EAPPI : Ce que mes yeux ont vu - lettre du 20 décembre 2022

EAPPI : « Ce que mes yeux ont vu… »

20 décembre 2022

Voici la dernière lettre de nouvelles de Marilyn, qui a achevé sa mission d’envoyée EAPPI – un programme d’accompagnement œcuménique développé par le COE en Israël-Palestine pour y limiter les tensions et témoigner de la situation. Vous aurez l’occasion de la retrouver au cours de l’émission du Défap sur Fréquence protestante, le mercredi 25 janvier, où elle témoignera au micro de Marion Rouillard.

Vue d’un point de contrôle de l’armée israélienne © Marilyn/EAPPI

« Ce que mes yeux ont vu, je le garde en mémoire. Ce que mes yeux ont vu, ma main l’a écrit. Ce que mes yeux ont vu je le partage… Je suis un témoin de paix. »

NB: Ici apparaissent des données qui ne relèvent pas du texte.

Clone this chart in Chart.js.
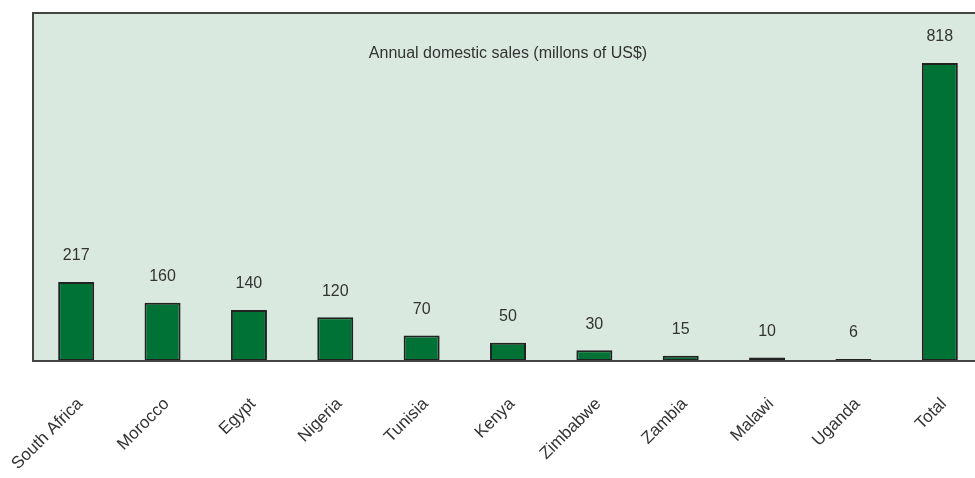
<!DOCTYPE html>
<html>
<head>
<meta charset="utf-8">
<script src="https://cdn.jsdelivr.net/npm/chart.js@4/dist/chart.umd.min.js"></script>
<style>
  html, body { margin: 0; padding: 0; background: #fff; overflow: hidden; }
  #wrap { position: absolute; left: 0; top: 0; width: 1000px; height: 527px; }
</style>
</head>
<body>
<div id="wrap"><canvas id="chart"></canvas></div>
<script>
const countries = ['South Africa', 'Morocco', 'Egypt', 'Nigeria', 'Tunisia', 'Kenya',
  'Zimbabwe', 'Zambia', 'Malawi', 'Uganda', 'Total']
const sales = [217, 160, 140, 120, 70, 50, 30, 15, 10, 6, 818]
const chartTitle = 'Annual domestic sales (millons of US$)'

const textColor = '#333333'
const frameColor = '#444444'
const fontFamily = '"Liberation Sans", Arial, Helvetica, sans-serif'

// background, frame, title and value labels
const panelPlugin = {
  id: 'panel',
  beforeDatasetsDraw(chart) {
    const { ctx, chartArea: a } = chart
    ctx.save()
    ctx.fillStyle = '#d9e9df'
    ctx.fillRect(a.left, a.top, a.right - a.left, a.bottom - a.top)
    ctx.fillStyle = textColor
    ctx.font = '16px ' + fontFamily
    ctx.textAlign = 'center'
    ctx.textBaseline = 'middle'
    ctx.fillText(chartTitle, (a.left + a.right) / 2, a.top + 41)
    ctx.restore()
  },
  afterDatasetsDraw(chart) {
    const { ctx, chartArea: a } = chart
    ctx.save()
    ctx.strokeStyle = frameColor
    ctx.lineWidth = 2
    ctx.beginPath()
    ctx.moveTo(a.right + 20, a.top)
    ctx.lineTo(a.left, a.top)
    ctx.lineTo(a.left, a.bottom)
    ctx.lineTo(a.right + 20, a.bottom)
    ctx.stroke()

    const meta = chart.getDatasetMeta(0)
    ctx.fillStyle = textColor
    ctx.font = '16px ' + fontFamily
    ctx.textAlign = 'center'
    ctx.textBaseline = 'middle'
    meta.data.forEach((bar, i) => {
      ctx.fillText(String(sales[i]), bar.x, bar.y - 26)
    })
    ctx.restore()
  },
}

const config = {
  type: 'bar',
  data: {
    labels: countries,
    datasets: [{
      data: sales,
      backgroundColor: '#007236',
      borderColor: '#222222',
      borderWidth: 2,
      borderSkipped: false,
      barPercentage: 0.417,
      categoryPercentage: 1,
    }],
  },
  options: {
    responsive: true,
    maintainAspectRatio: false,
    animation: false,
    layout: {
      padding: { left: 33, top: 13, right: 17, bottom: 20 },
    },
    scales: {
      y: {
        display: false,
        min: 0,
        max: 955,
      },
      x: {
        grid: { display: false, drawTicks: false },
        border: { display: false },
        afterFit(axis) {
          // keep the rotated first label from pushing the plot box right
          axis.paddingLeft = 0
          axis.paddingRight = 0
        },
        ticks: {
          color: textColor,
          minRotation: 45,
          maxRotation: 45,
          padding: 33,
          labelOffset: 4,
          font: { family: fontFamily, size: 17 },
        },
      },
    },
    plugins: {
      legend: { display: false },
      tooltip: { enabled: false },
    },
  },
  plugins: [panelPlugin],
}

new Chart(document.getElementById('chart'), config)
</script>
</body>
</html>
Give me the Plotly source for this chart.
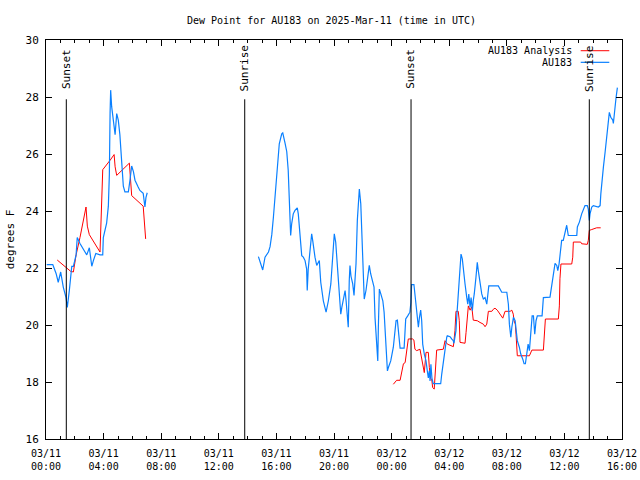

Nous sommes lundi 14 novembre et nous sommes encore pour quelques jours en Palestine car la mission se termine. Mon 3ème reportage sera sans doute identique aux deux précédents. Émaillé de témoignages montrant l’injustice et la violence de l’occupation militaire, les violations permanentes des droits humains, le déni des lois internationales.

Je disais ce matin, avant de partir avec la nouvelle équipe qui va nous succéder sur le terrain, que la haine avait touché mon cœur et spécialement hier en rentrant de Bethléem. Nous sommes passés par « le checkpoint des tunnels », délaissant le grand checkpoint que l’on appelle le checkpoint 300, celui que les Palestiniens et toute autre personne traversent à pied. Nous avons préféré le premier car les véhicules peuvent le traverser. Habituellement un soldat et un garde de la sécurité montent dans le bus pour vérifier passeports, permis et cartes d’identité pour les passagers. Seules les personnes au-dessus de 50 ans et les étrangers restent dans le bus, les jeunes Palestiniens doivent en descendre, attendre dehors que les soldats vérifient d’abord les papiers à l’intérieur du bus – et ce qu’il pleuve, qu’il neige ou que le soleil soit à son zénith. Après leurs papiers vérifiés et si tout est en ordre, ils remontent et le bus peut repartir.

Hier, arbitrairement, la soldate a demandé énergiquement à tout le monde de descendre aux cris de : « Yala, dépêchez-vous ! ». Quand je lui ai montré mon passeport elle m’a dit : « Oui, toi aussi tu sors », avec un geste de la main…

La haine a traversé mon cœur. Non à cause du traitement injuste que je subissais mais du traitement quotidien que les Palestiniens subissent !

Heureusement, la patience manifestée par les Palestiniens, leur infinie douceur m’a ramenée très vite à une attitude compassionnelle envers les comportements inhumains de ces jeunes soldats israéliens, victimes eux-mêmes des discours de haine et de mépris qu’ils apprennent très tôt. Deux touristes françaises sont descendues également et m’ont dit leur indignation : « On n’a jamais vu cela dans aucun autre pays ». C’est ainsi, aux différents checkpoints, dans les rues de Jérusalem, notamment aux checkpoints « volants » : des jeunes sont régulièrement arrêtés par les forces de sécurité, les « ISF », pour vérifications d’identité.

Il est très difficile maintenant pour ce troisième reportage de raconter tout ce que nous avons vu, tout ce qui se déroule actuellement en Palestine. Du fait même de l’occupation militaire israélienne. Les faits sont extrêmement graves et violents, et parce que nous sommes réellement affectés par ce que nous voyons, la difficulté est de mettre des mots sur les souffrances que subissent les Palestinien-nes jour après jour.

Nous assistons impuissants, quotidiennement, aux rudesses de l’occupation, partout où nous allons, que ce soit dans les camps de réfugiés, dans les camps de bédouins, à Jérusalem-Est, à South Hébron Hills, au passage des checkpoints ou dans les villages entourés par le mur et séparés les uns des autres : tous les récits et tous les faits, qu’il s’agisse de privation de liberté de mouvement, du vol des terres, du saccage ou du pillage des oliviers durant la récolte des olives, des démolitions de maisons, des arrestations, des assassinats de jeunes Palestiniens… toutes ces histoires sont les mêmes, elles sont empreintes de souffrances, d’injustices, empreintes de chagrin.